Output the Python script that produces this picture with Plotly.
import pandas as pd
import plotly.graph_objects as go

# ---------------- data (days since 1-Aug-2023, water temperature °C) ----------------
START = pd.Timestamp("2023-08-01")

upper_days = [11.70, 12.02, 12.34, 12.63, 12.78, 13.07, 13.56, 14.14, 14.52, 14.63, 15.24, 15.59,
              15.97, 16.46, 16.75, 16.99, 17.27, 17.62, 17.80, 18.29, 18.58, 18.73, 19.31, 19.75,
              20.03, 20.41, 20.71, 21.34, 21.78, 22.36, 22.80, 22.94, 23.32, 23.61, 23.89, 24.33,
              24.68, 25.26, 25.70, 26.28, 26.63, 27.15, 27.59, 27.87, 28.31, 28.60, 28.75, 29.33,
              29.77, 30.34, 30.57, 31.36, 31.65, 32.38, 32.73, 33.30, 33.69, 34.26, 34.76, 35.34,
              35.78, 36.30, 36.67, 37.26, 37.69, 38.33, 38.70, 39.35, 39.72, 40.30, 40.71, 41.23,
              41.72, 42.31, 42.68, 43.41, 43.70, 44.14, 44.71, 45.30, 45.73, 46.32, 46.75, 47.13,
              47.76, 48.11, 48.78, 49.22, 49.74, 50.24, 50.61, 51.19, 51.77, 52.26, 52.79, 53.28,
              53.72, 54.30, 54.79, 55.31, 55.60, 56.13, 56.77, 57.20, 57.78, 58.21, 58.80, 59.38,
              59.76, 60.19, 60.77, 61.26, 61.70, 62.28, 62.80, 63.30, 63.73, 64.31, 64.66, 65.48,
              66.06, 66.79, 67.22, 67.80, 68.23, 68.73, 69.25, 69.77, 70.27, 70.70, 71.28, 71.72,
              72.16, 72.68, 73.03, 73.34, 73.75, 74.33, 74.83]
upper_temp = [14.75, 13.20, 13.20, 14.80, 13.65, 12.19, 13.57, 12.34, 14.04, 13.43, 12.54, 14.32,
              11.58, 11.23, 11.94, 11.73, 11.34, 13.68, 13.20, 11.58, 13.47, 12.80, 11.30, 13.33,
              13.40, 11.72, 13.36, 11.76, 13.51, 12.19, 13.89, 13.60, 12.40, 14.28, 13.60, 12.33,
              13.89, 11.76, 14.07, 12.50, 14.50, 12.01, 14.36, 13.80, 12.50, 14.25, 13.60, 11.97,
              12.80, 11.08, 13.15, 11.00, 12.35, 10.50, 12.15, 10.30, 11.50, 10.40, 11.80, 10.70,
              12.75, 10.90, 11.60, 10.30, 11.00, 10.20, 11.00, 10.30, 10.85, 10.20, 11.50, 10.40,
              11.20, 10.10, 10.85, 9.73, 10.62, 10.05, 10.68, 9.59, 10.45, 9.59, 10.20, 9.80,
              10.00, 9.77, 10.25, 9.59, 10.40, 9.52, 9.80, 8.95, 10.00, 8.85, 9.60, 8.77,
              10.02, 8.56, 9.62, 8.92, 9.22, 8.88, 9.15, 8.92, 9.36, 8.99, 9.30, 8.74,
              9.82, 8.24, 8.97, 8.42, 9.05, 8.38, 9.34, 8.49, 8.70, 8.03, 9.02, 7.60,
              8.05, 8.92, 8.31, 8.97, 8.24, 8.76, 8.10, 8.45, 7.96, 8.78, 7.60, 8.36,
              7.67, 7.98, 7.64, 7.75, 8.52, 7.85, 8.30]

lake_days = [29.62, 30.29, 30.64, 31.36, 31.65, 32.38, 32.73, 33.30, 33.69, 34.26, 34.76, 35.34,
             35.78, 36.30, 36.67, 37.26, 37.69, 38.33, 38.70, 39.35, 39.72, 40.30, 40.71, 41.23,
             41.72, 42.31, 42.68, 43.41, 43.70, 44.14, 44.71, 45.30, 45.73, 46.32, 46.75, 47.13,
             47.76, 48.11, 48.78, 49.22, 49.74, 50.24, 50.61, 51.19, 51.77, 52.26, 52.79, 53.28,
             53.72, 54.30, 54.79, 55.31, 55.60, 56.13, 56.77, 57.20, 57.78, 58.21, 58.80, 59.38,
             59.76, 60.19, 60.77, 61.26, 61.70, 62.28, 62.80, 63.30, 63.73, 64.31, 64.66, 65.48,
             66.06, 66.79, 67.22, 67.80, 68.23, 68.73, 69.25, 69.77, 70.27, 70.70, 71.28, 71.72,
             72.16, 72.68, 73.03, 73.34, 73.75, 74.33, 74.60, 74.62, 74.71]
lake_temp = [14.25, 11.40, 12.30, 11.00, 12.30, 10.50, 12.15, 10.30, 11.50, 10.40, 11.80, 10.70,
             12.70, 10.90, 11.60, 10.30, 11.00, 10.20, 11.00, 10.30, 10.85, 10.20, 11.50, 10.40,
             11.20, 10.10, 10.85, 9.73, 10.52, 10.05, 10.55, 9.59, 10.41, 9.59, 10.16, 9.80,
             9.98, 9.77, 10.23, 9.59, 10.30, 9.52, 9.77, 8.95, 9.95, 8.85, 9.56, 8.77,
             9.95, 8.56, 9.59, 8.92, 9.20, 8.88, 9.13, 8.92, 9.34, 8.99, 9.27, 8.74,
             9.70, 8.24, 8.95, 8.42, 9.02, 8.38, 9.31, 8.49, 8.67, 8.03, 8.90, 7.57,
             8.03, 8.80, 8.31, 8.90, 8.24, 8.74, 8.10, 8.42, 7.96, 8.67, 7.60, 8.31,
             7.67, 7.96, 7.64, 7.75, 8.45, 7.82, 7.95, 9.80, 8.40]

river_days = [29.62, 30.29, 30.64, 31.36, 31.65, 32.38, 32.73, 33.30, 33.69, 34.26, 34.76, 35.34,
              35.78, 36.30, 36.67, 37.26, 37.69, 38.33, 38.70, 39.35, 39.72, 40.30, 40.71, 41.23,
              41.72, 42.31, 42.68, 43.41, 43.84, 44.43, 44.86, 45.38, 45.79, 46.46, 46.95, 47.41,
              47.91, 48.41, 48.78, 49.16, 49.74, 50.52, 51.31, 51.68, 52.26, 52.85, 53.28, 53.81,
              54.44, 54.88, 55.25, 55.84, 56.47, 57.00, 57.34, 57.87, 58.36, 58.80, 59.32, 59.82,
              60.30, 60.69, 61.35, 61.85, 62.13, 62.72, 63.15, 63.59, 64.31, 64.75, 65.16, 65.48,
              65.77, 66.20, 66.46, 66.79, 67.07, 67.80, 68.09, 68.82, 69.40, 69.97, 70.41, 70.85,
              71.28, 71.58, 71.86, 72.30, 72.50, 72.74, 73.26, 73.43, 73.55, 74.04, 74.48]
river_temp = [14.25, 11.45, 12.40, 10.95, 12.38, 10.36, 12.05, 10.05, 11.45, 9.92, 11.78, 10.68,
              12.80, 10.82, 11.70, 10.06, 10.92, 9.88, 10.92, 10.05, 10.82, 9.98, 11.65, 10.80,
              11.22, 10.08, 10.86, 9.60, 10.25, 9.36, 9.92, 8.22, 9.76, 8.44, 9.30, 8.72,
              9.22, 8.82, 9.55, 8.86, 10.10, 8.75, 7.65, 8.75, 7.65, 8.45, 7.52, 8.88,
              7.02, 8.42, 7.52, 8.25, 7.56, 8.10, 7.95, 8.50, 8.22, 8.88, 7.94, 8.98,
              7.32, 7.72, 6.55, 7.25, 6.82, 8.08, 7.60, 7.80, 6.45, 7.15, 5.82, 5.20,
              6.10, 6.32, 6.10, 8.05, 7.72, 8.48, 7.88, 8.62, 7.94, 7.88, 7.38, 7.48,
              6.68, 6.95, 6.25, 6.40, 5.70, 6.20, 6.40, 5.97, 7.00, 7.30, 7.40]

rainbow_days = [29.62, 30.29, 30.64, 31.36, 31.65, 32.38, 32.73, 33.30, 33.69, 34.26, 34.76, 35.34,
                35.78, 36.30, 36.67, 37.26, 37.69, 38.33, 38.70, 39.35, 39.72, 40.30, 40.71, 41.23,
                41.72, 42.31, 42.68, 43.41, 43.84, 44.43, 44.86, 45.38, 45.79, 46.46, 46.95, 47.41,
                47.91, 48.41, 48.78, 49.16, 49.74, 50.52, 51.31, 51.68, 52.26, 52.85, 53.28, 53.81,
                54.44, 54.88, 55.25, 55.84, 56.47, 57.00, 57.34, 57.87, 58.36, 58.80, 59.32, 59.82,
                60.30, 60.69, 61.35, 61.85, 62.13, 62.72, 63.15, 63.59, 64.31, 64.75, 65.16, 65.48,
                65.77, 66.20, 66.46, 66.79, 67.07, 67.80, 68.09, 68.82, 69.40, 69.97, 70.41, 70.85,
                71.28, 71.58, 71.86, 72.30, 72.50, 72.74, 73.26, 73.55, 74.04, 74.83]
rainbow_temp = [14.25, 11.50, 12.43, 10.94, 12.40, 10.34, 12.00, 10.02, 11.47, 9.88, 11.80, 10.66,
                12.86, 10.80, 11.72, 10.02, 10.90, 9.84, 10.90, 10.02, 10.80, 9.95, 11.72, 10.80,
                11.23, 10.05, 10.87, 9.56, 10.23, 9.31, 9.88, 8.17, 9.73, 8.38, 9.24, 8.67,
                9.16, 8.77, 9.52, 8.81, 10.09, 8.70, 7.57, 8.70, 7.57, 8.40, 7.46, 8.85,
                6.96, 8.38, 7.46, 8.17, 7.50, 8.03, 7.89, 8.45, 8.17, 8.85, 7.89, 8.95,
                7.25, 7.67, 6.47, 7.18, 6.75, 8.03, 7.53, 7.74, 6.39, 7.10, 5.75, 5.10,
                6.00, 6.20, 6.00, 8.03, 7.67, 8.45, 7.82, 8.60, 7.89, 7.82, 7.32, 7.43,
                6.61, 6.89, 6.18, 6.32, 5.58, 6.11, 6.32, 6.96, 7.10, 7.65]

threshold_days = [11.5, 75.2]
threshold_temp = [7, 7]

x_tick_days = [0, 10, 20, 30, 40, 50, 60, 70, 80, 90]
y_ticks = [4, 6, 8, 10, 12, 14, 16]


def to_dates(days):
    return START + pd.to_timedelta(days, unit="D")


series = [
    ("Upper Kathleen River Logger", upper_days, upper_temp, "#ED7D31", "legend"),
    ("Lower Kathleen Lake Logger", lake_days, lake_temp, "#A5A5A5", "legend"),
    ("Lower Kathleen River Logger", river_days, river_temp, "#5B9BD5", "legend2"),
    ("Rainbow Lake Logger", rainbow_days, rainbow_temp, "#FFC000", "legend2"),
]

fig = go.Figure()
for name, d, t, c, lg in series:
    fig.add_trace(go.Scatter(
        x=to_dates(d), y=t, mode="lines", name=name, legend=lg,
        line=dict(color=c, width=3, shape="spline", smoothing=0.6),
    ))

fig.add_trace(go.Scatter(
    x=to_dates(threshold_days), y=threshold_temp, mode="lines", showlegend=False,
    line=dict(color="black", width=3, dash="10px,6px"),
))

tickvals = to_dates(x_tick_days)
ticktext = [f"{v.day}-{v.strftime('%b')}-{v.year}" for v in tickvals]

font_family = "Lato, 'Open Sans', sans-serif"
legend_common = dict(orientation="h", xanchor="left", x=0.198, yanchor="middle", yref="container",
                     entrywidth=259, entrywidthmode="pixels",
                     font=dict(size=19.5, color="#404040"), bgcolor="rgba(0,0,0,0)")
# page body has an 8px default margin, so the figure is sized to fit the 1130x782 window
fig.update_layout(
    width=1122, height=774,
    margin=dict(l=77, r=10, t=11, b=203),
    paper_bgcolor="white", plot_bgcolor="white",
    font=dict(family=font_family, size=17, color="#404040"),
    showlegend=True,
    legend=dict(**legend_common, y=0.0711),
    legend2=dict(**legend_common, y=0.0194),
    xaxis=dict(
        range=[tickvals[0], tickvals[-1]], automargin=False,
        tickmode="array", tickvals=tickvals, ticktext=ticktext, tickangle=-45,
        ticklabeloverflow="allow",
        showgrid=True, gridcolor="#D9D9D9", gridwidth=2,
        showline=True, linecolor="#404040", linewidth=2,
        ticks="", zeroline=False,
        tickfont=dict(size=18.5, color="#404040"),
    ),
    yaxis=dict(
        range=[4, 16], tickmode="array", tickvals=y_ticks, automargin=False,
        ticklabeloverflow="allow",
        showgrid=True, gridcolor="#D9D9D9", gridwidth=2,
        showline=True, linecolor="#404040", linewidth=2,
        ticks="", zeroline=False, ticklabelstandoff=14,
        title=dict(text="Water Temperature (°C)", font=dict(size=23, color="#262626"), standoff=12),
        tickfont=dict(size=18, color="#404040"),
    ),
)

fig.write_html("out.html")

...

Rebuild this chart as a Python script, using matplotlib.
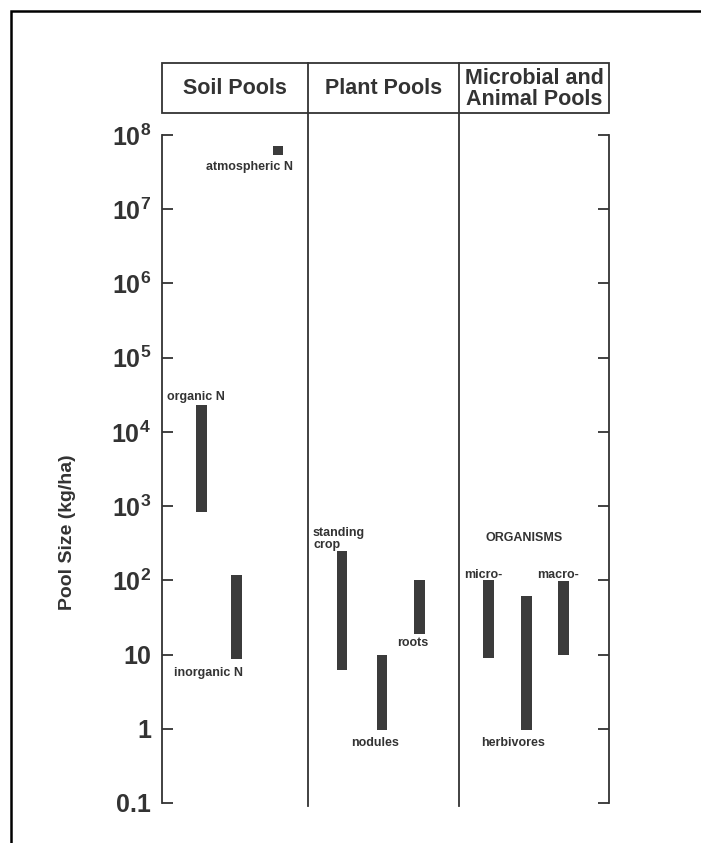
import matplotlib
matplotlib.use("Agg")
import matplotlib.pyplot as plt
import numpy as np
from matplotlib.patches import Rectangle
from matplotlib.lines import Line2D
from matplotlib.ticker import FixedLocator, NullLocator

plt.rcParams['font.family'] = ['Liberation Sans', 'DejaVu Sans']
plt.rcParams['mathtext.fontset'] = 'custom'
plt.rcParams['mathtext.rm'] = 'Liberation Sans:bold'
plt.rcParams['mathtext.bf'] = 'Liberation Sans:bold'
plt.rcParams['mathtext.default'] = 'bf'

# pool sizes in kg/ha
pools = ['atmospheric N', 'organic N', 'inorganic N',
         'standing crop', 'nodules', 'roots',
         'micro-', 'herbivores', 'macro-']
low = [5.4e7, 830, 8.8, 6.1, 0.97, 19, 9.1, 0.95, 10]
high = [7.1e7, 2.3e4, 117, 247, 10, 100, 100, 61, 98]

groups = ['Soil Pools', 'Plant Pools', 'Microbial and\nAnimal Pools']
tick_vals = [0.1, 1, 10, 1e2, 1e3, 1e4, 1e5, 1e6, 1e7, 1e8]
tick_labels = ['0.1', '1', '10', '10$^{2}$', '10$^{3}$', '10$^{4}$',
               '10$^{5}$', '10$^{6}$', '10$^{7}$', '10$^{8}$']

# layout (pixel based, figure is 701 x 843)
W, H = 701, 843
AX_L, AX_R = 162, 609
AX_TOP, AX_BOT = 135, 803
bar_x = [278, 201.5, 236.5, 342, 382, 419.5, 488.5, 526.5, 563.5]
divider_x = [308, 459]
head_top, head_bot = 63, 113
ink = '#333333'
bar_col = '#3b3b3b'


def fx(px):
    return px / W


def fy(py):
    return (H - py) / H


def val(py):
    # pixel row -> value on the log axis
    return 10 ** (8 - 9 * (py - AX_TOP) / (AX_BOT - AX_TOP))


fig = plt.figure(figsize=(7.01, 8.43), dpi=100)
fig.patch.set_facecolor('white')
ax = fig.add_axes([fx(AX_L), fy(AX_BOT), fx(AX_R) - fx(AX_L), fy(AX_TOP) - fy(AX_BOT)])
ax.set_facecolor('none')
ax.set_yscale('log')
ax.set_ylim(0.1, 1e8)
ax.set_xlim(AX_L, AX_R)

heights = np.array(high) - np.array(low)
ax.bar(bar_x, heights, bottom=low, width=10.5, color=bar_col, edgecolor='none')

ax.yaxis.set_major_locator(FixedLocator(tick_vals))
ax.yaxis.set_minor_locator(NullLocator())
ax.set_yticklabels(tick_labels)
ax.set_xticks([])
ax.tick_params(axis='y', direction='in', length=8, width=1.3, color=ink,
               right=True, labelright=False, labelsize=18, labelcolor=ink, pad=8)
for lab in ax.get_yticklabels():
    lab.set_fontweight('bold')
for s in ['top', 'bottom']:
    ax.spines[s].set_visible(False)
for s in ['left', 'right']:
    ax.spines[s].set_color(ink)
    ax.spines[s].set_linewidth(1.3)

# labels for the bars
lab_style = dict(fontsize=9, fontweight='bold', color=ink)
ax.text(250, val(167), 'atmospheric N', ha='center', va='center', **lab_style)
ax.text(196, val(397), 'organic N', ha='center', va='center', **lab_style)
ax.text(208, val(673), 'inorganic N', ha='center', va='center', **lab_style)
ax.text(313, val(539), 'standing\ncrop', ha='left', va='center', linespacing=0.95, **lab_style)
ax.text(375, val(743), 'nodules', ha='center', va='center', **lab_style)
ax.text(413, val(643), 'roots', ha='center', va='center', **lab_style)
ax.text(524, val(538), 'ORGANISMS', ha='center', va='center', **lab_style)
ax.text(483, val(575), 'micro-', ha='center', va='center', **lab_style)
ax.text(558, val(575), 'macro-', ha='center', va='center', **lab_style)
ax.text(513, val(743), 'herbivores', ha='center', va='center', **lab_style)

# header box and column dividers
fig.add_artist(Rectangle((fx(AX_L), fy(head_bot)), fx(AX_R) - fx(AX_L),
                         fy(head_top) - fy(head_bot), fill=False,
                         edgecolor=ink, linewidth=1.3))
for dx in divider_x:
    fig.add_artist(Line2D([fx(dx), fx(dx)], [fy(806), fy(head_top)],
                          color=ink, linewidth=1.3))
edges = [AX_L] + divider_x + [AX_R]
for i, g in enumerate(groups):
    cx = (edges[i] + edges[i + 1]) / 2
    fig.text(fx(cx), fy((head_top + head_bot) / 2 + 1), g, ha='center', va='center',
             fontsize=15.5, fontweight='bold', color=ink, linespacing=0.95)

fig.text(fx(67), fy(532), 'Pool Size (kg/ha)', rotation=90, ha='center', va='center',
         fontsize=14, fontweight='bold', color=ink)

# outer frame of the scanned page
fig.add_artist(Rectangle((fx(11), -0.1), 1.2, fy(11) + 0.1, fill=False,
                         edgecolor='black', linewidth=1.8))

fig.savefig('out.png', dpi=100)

*WORK INSTRUCTIONS:*
Copy out every line holding the string "script".

*SOLUTION FOR THIS TASK:*
Output the Python script that produces this picture with Plotly.
Rebuild this chart as a Python script, using matplotlib.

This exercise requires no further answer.